Безлюдная земля на рассвете | страница 5
Я лежал калачиком, укрывшись от мира одеялом, чувствовал себя пожившим ребенком, усталым детским взглядом видя потускневший мир. Засыпал, ощущая свое исхудавшее тело, боль подвернутой ноги, и бессмысленность биения сердца.
Проснулся, задыхаясь. Сразу возникала боль, отключающая сознание, когда просишь только – кого, бога, близких людей? – помочь, и знаешь, что никто не сможет помочь. Надо «сливать воду». Что меня держит, чтобы жить?
Я вспоминал скорбное лицо жены, готовой ко всему, всю ее родную суть, вылежавшуюся в душе за годы ее опеки надо мной, так, что нельзя оторвать. Зачем-то вспомнился ужас, когда наша маленькая дочка осталась одна в квартире и закрыла изнутри дверь, и мы не могли прорваться. Я пролез из окна пятого этажа на четвертый на веревке. Увидел замурзанную от слез ее рожицу, просидевшую одна три часа. Без штанов, рубашечка надета вниз воротничком. Написала в штаны, сняла их и бросила в ванну, а туфельки – аккуратно на стул. Бегала босиком, разбросала семена. В общем, веселилась, пока не поняла, что папы с мамой нет.
И вот их нет, а я живу.
Когда-то случайно встретил ее в институте, молодую и светящуюся будущим счастьем, и мы сразу ощутили себя родными. Это внезапное раскрытие друг другу нас, родство незнакомых было странным, словно мы знали друг друга с детства. Неужели это присуще только связи мужчины и женщины?
Зачем надо было строить целую жизнь с женщиной, хотя и встреченной случайно? Безоблачное счастье – это сиюминутное блаженство, а дальше начинается жизнь. Нет такой любви, которая бы поглощала целиком. До конца близкими мы не могли быть. Хотя бы потому, что у каждого свой организм, и его болезни каждый переносит сам, да и умирание перемогает сам, и это разделение неустранимо. Мне нужен был выход в безграничный утренний мир. Там я не был одинок!

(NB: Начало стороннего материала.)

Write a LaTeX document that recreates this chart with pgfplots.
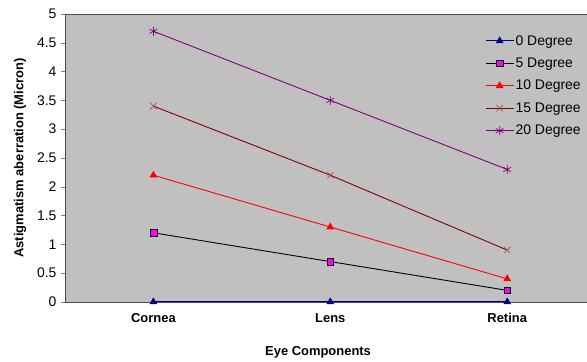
\documentclass[border=0pt]{standalone}
\usepackage{pgfplots}
\pgfplotsset{compat=1.18}
\usepackage{fontspec}
\setmainfont{Liberation Sans}
\definecolor{plotbg}{HTML}{C0C0C0}
\definecolor{navyc}{HTML}{000080}
\definecolor{maroonc}{HTML}{800000}
\definecolor{purplec}{HTML}{800080}
\definecolor{xmark}{HTML}{A05050}
\definecolor{magc}{HTML}{FF00FF}
\begin{document}
\begin{tikzpicture}
\begin{axis}[
  scale only axis,
  width=522bp, height=288bp,
  xmin=-0.5, xmax=2.45,
  ymin=0, ymax=5,
  axis background/.style={fill=plotbg},
  axis line style={draw=black!70},
  axis x line*=bottom, axis y line*=left,
  ytick={0,0.5,...,5},
  yticklabels={0,0.5,1,1.5,2,2.5,3,3.5,4,4.5,5},
  yticklabel style={font=\fontsize{14}{16}\selectfont, xshift=-1bp},
  tick align=outside,
  major tick length=4bp,
  xtick={0,1,2},
  xticklabels={Cornea,Lens,Retina},
  xticklabel style={font=\bfseries\fontsize{13}{15}\selectfont, yshift=-4bp},
  major x tick style={draw=none},
  extra x ticks={0.5,1.5},
  extra x tick labels={},
  extra x tick style={major tick length=4bp, tick style={draw=black!70}},
  ylabel={Astigmatism aberration (Micron)},
  ylabel style={font=\bfseries\fontsize{13}{15}\selectfont, at={(-45bp,0.5)}, anchor=center},
  xlabel={Eye Components},
  xlabel style={font=\bfseries\fontsize{13}{15}\selectfont, at={(0.485,0)}, anchor=center, yshift=-50bp},
  legend style={draw=none, fill=none, at={(0.805,0.932)}, anchor=north west,
    font=\fontsize{14}{16}\selectfont, row sep=8.3bp, inner sep=0pt,
    legend cell align=left, nodes={inner sep=1.5bp}},
  legend image code/.code={\draw[mark repeat=2,mark phase=2] plot coordinates {(0bp,0bp) (14bp,0bp) (28bp,0bp)};},
  every axis plot/.append style={line width=0.9pt},
  clip=false,
]
\addplot[color=navyc, mark=triangle*, mark size=3.6pt, mark options={fill=navyc}] coordinates {(0,0) (1,0) (2,0)};
\addlegendentry{0 Degree}
\addplot[color=black, mark=square*, mark size=3.4pt, mark options={fill=magc, draw=black, line width=0.6pt}] coordinates {(0,1.2) (1,0.7) (2,0.2)};
\addlegendentry{5 Degree}
\addplot[color=red, mark=triangle*, mark size=3.6pt, mark options={fill=red}] coordinates {(0,2.2) (1,1.3) (2,0.4)};
\addlegendentry{10 Degree}
\addplot[color=maroonc, mark=x, mark size=4.5pt, mark options={draw=xmark, line width=0.7pt}] coordinates {(0,3.4) (1,2.2) (2,0.9)};
\addlegendentry{15 Degree}
\addplot[color=purplec, mark=asterisk, mark size=4.5pt, mark options={line width=0.7pt}] coordinates {(0,4.7) (1,3.5) (2,2.3)};
\addlegendentry{20 Degree}
\draw[black!70] (rel axis cs:0,1) -- (rel axis cs:1,1);
\end{axis}
\path (current axis.south west) ++(-65bp,-60bp) coordinate (bl);
\path[use as bounding box] (bl) rectangle ++(587bp,362bp);
\end{tikzpicture}
\end{document}
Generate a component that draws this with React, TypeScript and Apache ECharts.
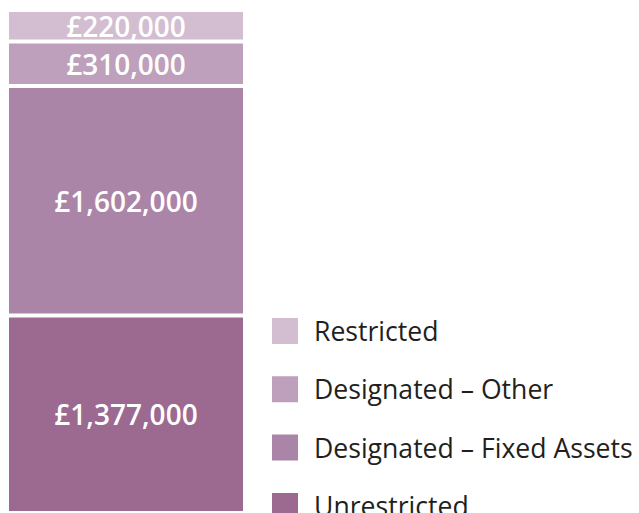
import React, { useEffect, useRef } from "react";
import * as echarts from "echarts";

const categories = ["Funds"];
const seriesNames = ["Unrestricted", "Designated – Fixed Assets", "Designated – Other", "Restricted"];
const seriesValues = [1377000, 1602000, 310000, 220000];
const seriesColors = ["#9c6991", "#ab85a8", "#be9fbc", "#d2bdd1"];
const legendOrder = ["Restricted", "Designated – Other", "Designated – Fixed Assets", "Unrestricted"];

const fmt = (v: number) => "£" + v.toLocaleString("en-GB");

export default function App() {
  const ref = useRef<HTMLDivElement>(null);
  useEffect(() => {
    if (!ref.current) return;
    const chart = echarts.init(ref.current, undefined, { renderer: "svg" });
    const total = seriesValues.reduce((a, b) => a + b, 0);
    chart.setOption({
      animation: false,
      grid: { left: 7, top: 10, width: 238, bottom: 0 },
      xAxis: { type: "category", data: categories, show: false },
      yAxis: { type: "value", min: 0, max: total, show: false },
      legend: legendOrder.map((name, i) => ({
        orient: "vertical",
        left: 270,
        top: 316 + i * 58.3,
        padding: 0,
        itemWidth: 28,
        itemHeight: 28,
        icon: "rect",
        data: [name],
        textStyle: {
          fontFamily: "Open Sans",
          fontSize: 26.6,
          color: "#231f20",
          lineHeight: 28,
          padding: [0, 0, 0, 10],
        },
      })),
      series: seriesNames.map((name, i) => ({
        name,
        type: "bar",
        stack: "total",
        barWidth: 238,
        data: [seriesValues[i]],
        itemStyle: { color: seriesColors[i], borderColor: "#ffffff", borderWidth: 2 },
        label: {
          show: true,
          position: "inside",
          formatter: (p: any) => fmt(p.value),
          color: "#ffffff",
          fontFamily: "Open Sans",
          fontWeight: 600,
          fontSize: 28,
        },
      })),
    });
    return () => chart.dispose();
  }, []);
  return (
    <div
      ref={ref}
      style={{ position: "absolute", left: 0, top: 0, width: 639, height: 513, background: "#ffffff" }}
    />
  );
}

Но жизнь оказалась совсем другой, полной тяжелых испытаний. А сколько было других переживаний, ревности из-за, якобы, моих измен, и страха нищенства! И всегда она держалась с достоинством, с решимостью вынести все несчастья.
Жена была для меня естественной необходимостью. С семьей легче было пережить крах моей общественной деятельности, о чем скажу позже. И снова пронзило: твое внутреннее благородство и красоту никто никогда толком не почувствует, об этом знаю только я! И унесу в могилу один. Как и другой знает самое лучшее в родных – только он.
Но теперь, в мириадах смертей это уже казалось не важно.